Claro que la noche anterior había cenado con un nutrido grupo de viejas glorias en pasadas guerras en un club privado de la Plaza de Santa Ana cuyo nombre no recuerdo ahora (espero que salte del bombo de mi cabeza antes de que ultime este repaso mínimo de zampadas y flatos). Aquello parece un club de tíos antiguos que resistieran en pie, nadie sabe como, después  de muchos años de guerra y centenares de noches de bombardeos.
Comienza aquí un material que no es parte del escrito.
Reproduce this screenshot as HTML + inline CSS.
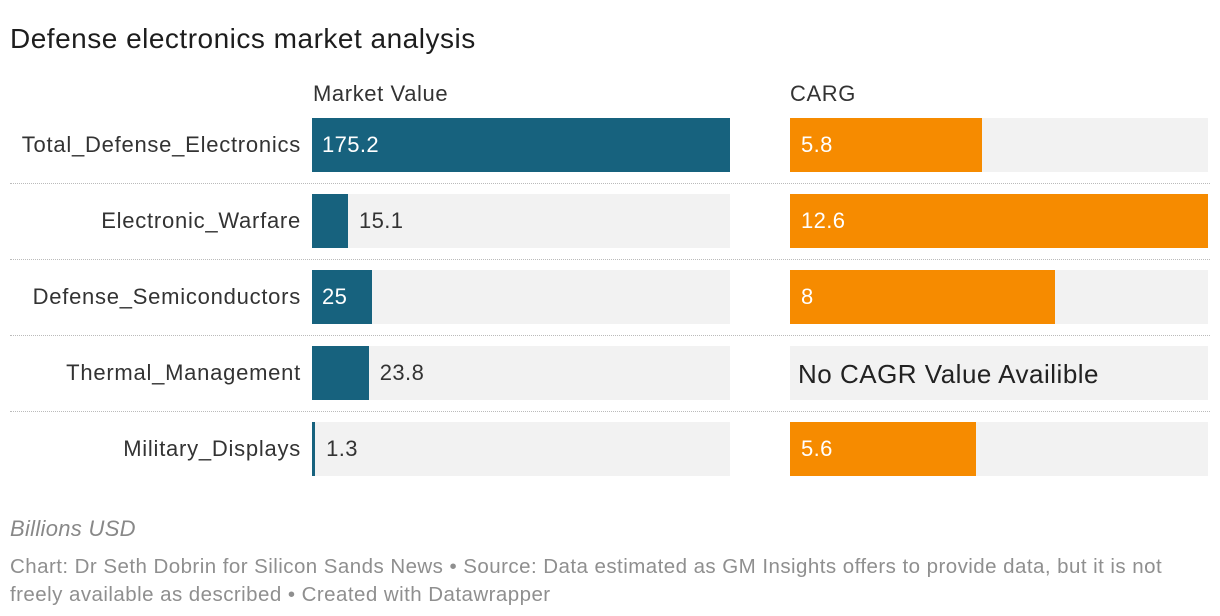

Una escalera desangelada, turbia y laureada con desconchones mil, se abre desde sus cinco o seis entreplantas a amplísimas salas que bien pudieran servir para ensayar bailes o almacenar añejos atrezzos de teatros costumbristas y barrocos ¡Pero nunca como salones de comedor!

Nos dispusieron a la veintena larga de viejos gladiadores (incluidos los ingenieros de caminos todos ellos dispuestos en perfecta alineación) entorno a una mesa enorme y rectangular -que más parecía la tarima de un escenario de teatro universitario-  y nos trajeron una serie de pequeños platos que no recuerdo ninguno, a pesar de que aún me molesta la estampa, entre el pálido y el beis, de unas albóndigas de merluza. Lo mejor de todo fue el vino que nos regaló el amigo Rafael. Irving se llama; es un syrac que se hace en la parte más alta de las heladas mesetas granadinas de Baza, y que acabará redondeado en un magnífico caldo así que pasen unos años y las cepas adquieran cuajo.

Ese mismo día había comido en Bienmesabe (Santa Engracia, 72) con mi antiguo y obsequioso amigo Alfonso. Nos había dado por la cosa andaluza y nos pasamos de raciones. Una buena almáciga de boquerones fritos y tiernos taquitos de cazón fueron retirados por la camarera paraguaya con cara de asombro.

Y no sigo. De esta guisa suceden los días en este Madrid, decembrino y prenavideño, de la representación, las costumbres sociales, ja, y el estupido  postureo moderno. Así que los reyes magos se pierdan en la penumbra de la noche del día 7 de enero, legiones de personas abrumadas por el exceso y la culpa llenarán los gimnasios hasta inundarlos de sudor, en tanto que otros miles atascarán las farmacias en búsqueda de cataplasmas que les reparen. El resto nos arrollará de nuevo en las calles con sus carreras alocadas y a deshoras, como he contado con reiteración y lujo de detalles en estos apuntes que nunca quieren alejarse en exceso de eso que llamamos buena vida.

P.D.- Ahora recuerdo el nombre del privado, se llama Club Argo, Plaza de Santa Ana, 7. ¡Joder que lugar!